## [Exercise aim]
Repeat the span of the entries below that starts at the line with "Output the Python script that produces this picture with Plotly." and ends at the line with "import plotly.graph_objects as go", nothing more. Skip the pictures.
** Begin Data provided **
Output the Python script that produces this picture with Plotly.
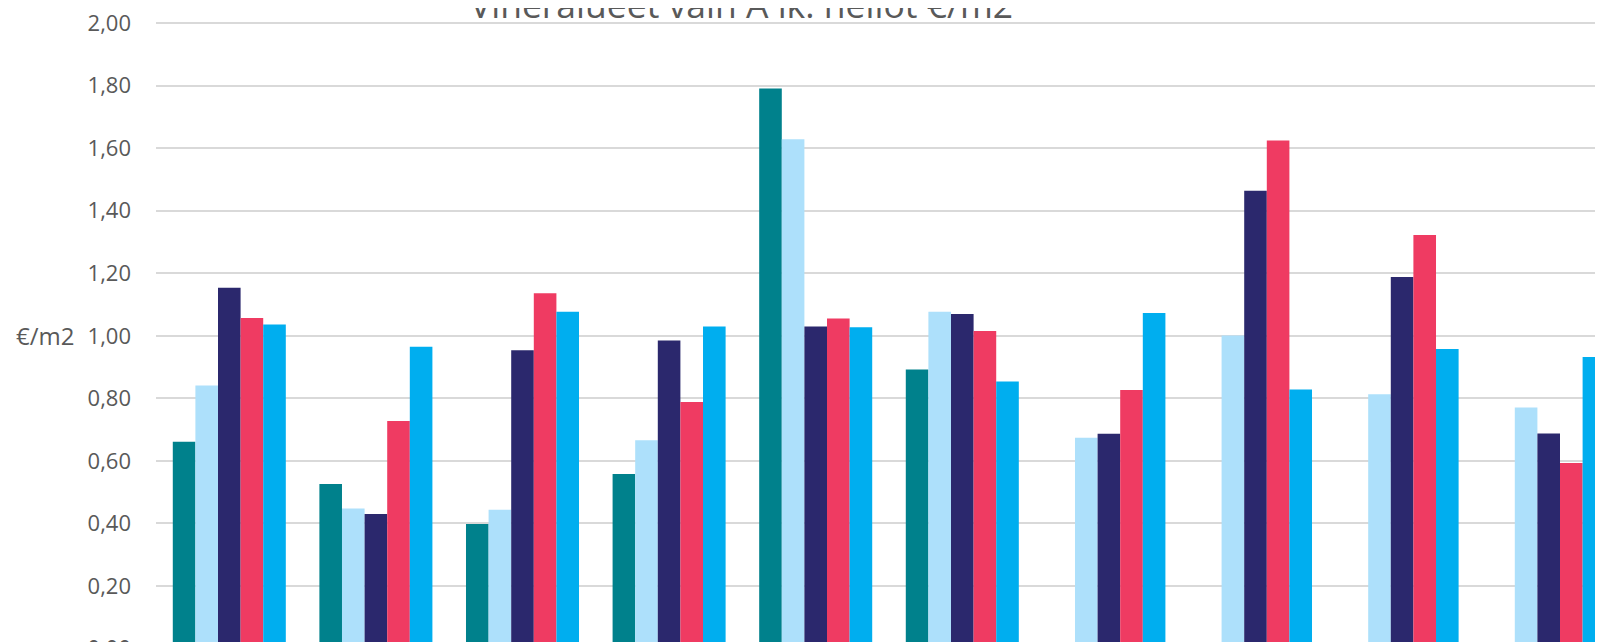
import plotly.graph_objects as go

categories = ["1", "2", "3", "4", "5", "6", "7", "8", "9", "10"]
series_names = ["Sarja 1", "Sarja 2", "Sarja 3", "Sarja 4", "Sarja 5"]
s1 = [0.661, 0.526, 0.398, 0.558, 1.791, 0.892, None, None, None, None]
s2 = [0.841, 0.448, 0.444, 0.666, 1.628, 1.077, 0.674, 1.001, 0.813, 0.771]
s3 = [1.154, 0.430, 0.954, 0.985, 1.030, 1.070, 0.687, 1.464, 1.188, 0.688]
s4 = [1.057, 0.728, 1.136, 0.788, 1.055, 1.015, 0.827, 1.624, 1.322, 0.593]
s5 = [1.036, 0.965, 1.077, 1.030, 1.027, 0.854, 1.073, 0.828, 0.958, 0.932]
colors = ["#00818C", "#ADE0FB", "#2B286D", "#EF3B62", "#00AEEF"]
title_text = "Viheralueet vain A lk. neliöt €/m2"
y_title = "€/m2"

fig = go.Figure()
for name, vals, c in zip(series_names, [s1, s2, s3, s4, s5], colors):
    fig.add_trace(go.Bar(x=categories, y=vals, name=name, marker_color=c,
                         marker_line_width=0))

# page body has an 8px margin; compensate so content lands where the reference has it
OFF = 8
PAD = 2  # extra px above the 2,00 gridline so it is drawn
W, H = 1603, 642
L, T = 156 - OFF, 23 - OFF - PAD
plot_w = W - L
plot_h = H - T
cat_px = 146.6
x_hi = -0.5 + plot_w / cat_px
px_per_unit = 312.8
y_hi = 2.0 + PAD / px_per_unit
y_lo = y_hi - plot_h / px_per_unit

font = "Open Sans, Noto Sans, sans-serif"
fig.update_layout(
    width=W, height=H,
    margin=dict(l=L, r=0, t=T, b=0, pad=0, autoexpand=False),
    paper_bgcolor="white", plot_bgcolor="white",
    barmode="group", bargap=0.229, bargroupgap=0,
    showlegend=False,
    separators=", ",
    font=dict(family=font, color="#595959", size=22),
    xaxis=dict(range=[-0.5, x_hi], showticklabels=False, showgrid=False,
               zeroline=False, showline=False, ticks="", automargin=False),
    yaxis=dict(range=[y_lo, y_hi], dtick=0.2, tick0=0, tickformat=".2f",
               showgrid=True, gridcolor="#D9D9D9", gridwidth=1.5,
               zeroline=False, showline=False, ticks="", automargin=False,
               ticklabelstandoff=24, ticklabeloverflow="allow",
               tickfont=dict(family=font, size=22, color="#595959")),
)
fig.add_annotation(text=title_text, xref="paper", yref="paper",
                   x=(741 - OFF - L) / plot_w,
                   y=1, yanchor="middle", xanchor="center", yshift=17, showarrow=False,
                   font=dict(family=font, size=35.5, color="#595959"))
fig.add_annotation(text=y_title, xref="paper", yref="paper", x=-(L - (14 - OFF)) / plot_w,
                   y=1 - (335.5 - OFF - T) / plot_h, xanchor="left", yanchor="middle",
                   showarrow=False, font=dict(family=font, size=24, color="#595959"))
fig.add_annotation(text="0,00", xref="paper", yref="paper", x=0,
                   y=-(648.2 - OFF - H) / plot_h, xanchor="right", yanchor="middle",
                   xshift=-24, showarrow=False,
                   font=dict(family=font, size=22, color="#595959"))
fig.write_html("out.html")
** End Data provided **
** Begin Data provided **
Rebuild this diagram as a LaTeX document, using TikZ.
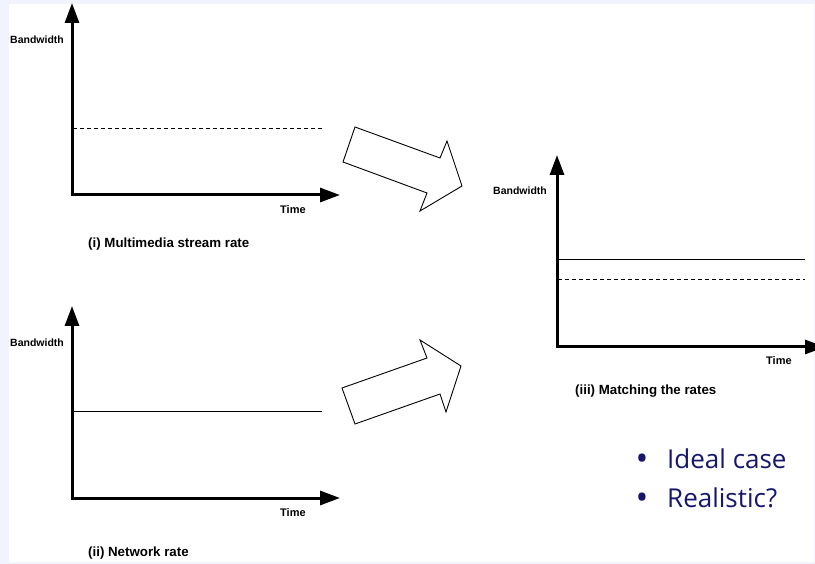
** End Data provided **
** Begin Data provided **
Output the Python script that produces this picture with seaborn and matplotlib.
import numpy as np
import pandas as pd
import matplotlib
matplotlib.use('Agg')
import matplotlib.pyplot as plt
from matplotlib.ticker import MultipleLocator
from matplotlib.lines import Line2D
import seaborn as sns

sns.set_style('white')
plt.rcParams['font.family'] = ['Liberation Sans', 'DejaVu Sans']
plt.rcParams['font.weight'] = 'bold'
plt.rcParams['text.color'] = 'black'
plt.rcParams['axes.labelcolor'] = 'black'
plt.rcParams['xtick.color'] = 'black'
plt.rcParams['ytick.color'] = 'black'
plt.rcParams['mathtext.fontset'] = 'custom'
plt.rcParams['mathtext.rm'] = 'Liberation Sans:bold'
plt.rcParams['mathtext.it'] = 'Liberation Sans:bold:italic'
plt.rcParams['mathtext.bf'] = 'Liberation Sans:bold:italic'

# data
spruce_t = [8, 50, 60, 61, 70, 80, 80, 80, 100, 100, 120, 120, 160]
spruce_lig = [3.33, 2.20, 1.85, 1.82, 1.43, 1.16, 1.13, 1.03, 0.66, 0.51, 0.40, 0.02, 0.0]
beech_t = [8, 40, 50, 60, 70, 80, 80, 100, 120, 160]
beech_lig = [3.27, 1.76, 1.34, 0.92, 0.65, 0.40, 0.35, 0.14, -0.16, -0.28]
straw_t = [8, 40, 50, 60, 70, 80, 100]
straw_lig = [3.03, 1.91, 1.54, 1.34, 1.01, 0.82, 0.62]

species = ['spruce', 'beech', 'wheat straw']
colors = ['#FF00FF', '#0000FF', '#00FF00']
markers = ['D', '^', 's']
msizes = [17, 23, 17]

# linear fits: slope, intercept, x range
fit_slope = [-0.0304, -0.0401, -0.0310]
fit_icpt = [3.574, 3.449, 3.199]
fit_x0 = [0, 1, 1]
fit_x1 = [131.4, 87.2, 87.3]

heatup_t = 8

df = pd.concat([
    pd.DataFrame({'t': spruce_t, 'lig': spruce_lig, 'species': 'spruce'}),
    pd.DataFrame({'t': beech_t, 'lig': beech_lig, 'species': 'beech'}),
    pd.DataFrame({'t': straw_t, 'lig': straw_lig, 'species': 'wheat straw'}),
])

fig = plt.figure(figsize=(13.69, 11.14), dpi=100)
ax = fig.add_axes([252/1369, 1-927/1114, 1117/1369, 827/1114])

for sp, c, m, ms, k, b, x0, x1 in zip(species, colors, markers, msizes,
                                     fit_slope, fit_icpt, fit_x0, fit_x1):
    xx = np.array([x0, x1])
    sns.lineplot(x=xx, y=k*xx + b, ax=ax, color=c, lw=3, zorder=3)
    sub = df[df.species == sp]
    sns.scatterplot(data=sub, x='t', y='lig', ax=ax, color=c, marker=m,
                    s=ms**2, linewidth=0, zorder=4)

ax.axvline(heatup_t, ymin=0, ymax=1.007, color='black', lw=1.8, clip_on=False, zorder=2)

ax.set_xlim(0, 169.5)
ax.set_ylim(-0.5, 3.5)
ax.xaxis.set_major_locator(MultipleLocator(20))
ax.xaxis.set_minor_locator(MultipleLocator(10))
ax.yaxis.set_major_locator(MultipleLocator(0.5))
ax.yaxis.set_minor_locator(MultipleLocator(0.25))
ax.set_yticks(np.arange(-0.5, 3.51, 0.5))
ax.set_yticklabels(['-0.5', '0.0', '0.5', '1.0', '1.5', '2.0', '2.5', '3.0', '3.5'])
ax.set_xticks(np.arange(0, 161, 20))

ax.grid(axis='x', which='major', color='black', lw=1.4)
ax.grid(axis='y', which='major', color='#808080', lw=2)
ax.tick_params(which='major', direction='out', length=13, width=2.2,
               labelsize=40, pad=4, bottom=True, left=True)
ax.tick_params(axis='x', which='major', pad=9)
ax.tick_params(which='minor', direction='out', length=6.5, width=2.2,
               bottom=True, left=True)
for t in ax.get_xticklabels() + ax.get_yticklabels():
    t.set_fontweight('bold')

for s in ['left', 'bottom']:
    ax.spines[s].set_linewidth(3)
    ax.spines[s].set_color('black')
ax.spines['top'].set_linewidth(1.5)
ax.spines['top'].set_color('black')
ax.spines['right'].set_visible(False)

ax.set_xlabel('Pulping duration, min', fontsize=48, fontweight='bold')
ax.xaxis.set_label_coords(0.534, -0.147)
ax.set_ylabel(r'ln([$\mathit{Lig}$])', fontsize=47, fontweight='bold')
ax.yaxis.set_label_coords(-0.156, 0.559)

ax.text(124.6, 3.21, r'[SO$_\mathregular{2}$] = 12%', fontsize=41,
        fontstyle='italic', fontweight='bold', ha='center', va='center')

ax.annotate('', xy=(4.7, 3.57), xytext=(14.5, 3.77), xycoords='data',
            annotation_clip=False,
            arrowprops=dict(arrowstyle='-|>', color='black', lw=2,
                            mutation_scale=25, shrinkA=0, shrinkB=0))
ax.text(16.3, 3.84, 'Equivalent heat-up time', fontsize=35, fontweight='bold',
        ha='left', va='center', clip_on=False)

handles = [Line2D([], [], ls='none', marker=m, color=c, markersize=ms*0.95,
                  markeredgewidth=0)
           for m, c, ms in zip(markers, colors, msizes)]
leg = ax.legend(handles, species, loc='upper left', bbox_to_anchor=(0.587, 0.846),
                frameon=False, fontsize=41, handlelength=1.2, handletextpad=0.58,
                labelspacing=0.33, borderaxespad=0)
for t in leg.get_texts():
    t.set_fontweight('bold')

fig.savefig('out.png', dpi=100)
** End Data provided **
## [Result of this task]
Output the Python script that produces this picture with Plotly.
import plotly.graph_objects as go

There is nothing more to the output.